Prawda jest taka, że każdą wiedzę trzeba utrwalać, to że wiemy jak rozpalić ognisko, bo robiliśmy to setki razy, to nie znaczy, że uda nam się to za każdym razem i do tego jak jest mokro i do tego bez zapalniczki.
Warto potrenować, kiedy jest czas na doświadczenia, pobawić się tą wiedzą.
Warto też utrwalić sobie praktycznie wiedzę, która może się przydać (np. sygnalizacja - oby się nie przydała)
Napisałem "miło i przytulnie" bo szkolenie jest sytuacją w kontrolowanych warunkach, nie ma stresu, wiemy, że nic nam się nie stanie i wrócimy do domu.
Uzyskałem odpowiedzi na 500 pytań, i żadna z nich nie brzmiała "bo tak wszyscy robią...".

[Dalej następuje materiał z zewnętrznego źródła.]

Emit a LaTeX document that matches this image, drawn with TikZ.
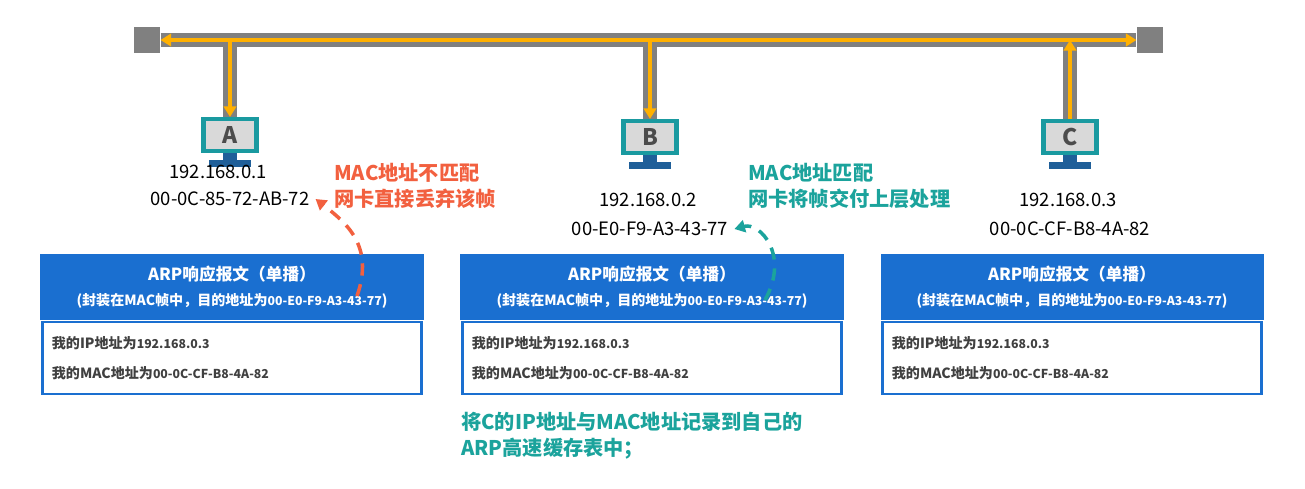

Szkolenie trwało od soboty 10:45 do niedzieli 18:00 i cały ten czas był wypełniony.
Pełen profesjonalizm.
Fajne tematy przedstawiane w dobrej formie, przez dobrego instruktora:
Najpierw teoria, potem pokaz, na końcu praktyka i sprawdzenie w naturze każdego z zagadnień.
Nikt Wam nie karze po szkoleniu nocować w lesie bez namiotu, ale będziecie wiedzieć jak to zrobić ciepło i bezpiecznie, obyście w przyszłości nie byli zmuszeni do takiej sytuacji, ale jeżeli przypadkiem się zdarzy - będzie to pod Waszą kontrolą.
Niniejszy artykuł zdecydowanie NIE jest sponsorowany :)
Polecam każdemu, komu zdarza się podróżować.